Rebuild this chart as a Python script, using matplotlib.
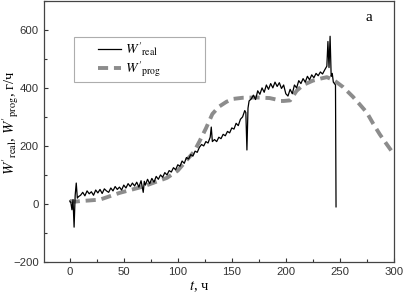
import matplotlib
matplotlib.use("Agg")
import matplotlib.pyplot as plt
from matplotlib.ticker import MultipleLocator
from matplotlib.legend_handler import HandlerLine2D

# Real measured series (t, W'real)
t_real = [0, 1, 2, 3, 4, 5, 6, 7, 8, 10, 12, 14, 16, 18, 20, 22, 24, 26, 28, 30,
          32, 34, 36, 38, 40, 42, 44, 46, 48, 50, 52, 54, 56, 58, 60, 62, 64, 66, 68, 69,
          70, 72, 74, 76, 78, 80, 82, 84, 86, 88, 90, 92, 94, 96, 98, 100, 102, 104, 106, 108,
          110, 112, 114, 116, 118, 120, 122, 124, 126, 128, 130, 131, 132, 134, 136, 138, 140, 142, 144, 146,
          148, 150, 152, 154, 156, 158, 160, 162, 163, 164, 165, 166, 168, 170, 172, 174, 176, 178, 180, 182,
          184, 186, 188, 190, 192, 194, 196, 198, 200, 202, 204, 206, 208, 210, 212, 214, 216, 218, 220, 222,
          224, 226, 228, 230, 232, 234, 236, 238, 239, 240, 241, 242, 243, 244, 245, 246, 246.5]
w_real = [10, 5, -20, 15, -80, 30, 72, 20, 25, 30, 40, 28, 45, 35, 42, 30, 48, 38, 50, 36,
          52, 45, 40, 55, 45, 60, 50, 58, 48, 65, 55, 70, 60, 72, 62, 75, 58, 80, 40, 78,
          65, 85, 70, 88, 75, 95, 85, 100, 92, 108, 100, 115, 110, 125, 118, 135, 130, 148, 140, 160,
          155, 170, 165, 182, 178, 195, 205, 200, 215, 210, 230, 265, 215, 222, 215, 230, 225, 240, 235, 250,
          245, 262, 258, 278, 270, 292, 300, 322, 315, 186, 330, 355, 362, 375, 360, 390, 378, 400, 385, 410,
          395, 415, 400, 420, 405, 418, 398, 410, 380, 372, 395, 380, 410, 400, 425, 415, 432, 420, 440, 428,
          445, 435, 450, 442, 455, 448, 462, 475, 560, 470, 578, 440, 450, 420, 415, 410, -10]

# Prognosis series (t, W'prog)
t_prog = [0, 5, 10, 18, 28, 46, 68, 90, 100, 108, 115, 120, 126, 132, 138, 145, 151, 160, 173, 185,
          191, 195, 198, 204, 210, 216, 225, 232, 238, 244, 253, 262, 268, 275, 281, 287, 293, 298]
w_prog = [10, 8, 10, 12, 15, 38, 60, 90, 115, 150, 180, 215, 260, 310, 335, 352, 362, 366, 367, 365,
          360, 355, 355, 357, 390, 410, 425, 432, 437, 428, 403, 370, 345, 315, 276, 240, 208, 182]

x_ticks = [0, 50, 100, 150, 200, 250, 300]
y_ticks = [-200, 0, 200, 400, 600]

plt.rcParams['mathtext.fontset'] = 'stix'

fig = plt.figure(figsize=(4.06, 2.95), dpi=100)
ax = fig.add_axes([0.108, 0.112, 0.862, 0.885])

ax.plot(t_prog, w_prog, color='#8c8c8c', lw=2.8, dashes=(2.6, 1.5),
        label=r"$W'_{\mathrm{prog}}$", zorder=2)
ax.plot(t_real, w_real, color='black', lw=0.9, label=r"$W'_{\mathrm{real}}$", zorder=3)

ax.set_xlim(-24, 300)
ax.set_ylim(-200, 700)
ax.set_xticks(x_ticks)
ax.set_yticks(y_ticks)
ax.xaxis.set_minor_locator(MultipleLocator(25))
ax.yaxis.set_minor_locator(MultipleLocator(100))
ax.tick_params(which='both', direction='in', top=False, right=False, colors='#333333')
ax.tick_params(which='major', length=3, width=0.8, labelsize=8.2)
ax.tick_params(which='minor', length=2, width=0.8)
for lab in ax.get_xticklabels() + ax.get_yticklabels():
    lab.set_fontfamily('Liberation Sans')
for s in ax.spines.values():
    s.set_color('#444444')
    s.set_linewidth(0.9)

fig.text(199 / 406, 1 - 287 / 295, r"$t$, ч", fontfamily='Liberation Serif', fontsize=10.5,
         ha='center', va='center')
fig.text(11 / 406, 1 - 123 / 295, r"$W'_{\mathrm{real}}$, $W'_{\mathrm{prog}}$, г/ч",
         fontfamily='Liberation Serif', fontsize=10.5, rotation=90, ha='center', va='center')

handles, labels = ax.get_legend_handles_labels()
leg = ax.legend(handles[::-1], labels[::-1], loc='upper left',
                bbox_to_anchor=(0.086, 0.697, 0.374, 0.165), bbox_transform=ax.transAxes,
                mode='expand', fontsize=10, frameon=True, fancybox=False,
                edgecolor='#999999', handlelength=3.15, borderaxespad=0,
                labelspacing=0.1, borderpad=0.25, handletextpad=0.3,
                handler_map={h: HandlerLine2D(xpad=1.45) for h in handles})
leg.get_frame().set_linewidth(0.8)

ax.text(0.93, 0.96, "a", transform=ax.transAxes, fontfamily='Liberation Serif',
        fontsize=11, ha='center', va='top')

fig.savefig("out.png", dpi=100)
────────
## AIM OF THE EXERCISE
Count the lines above that contain the word "matplotlib", and reply with only that number.

## ANSWER FOR THE TASK
6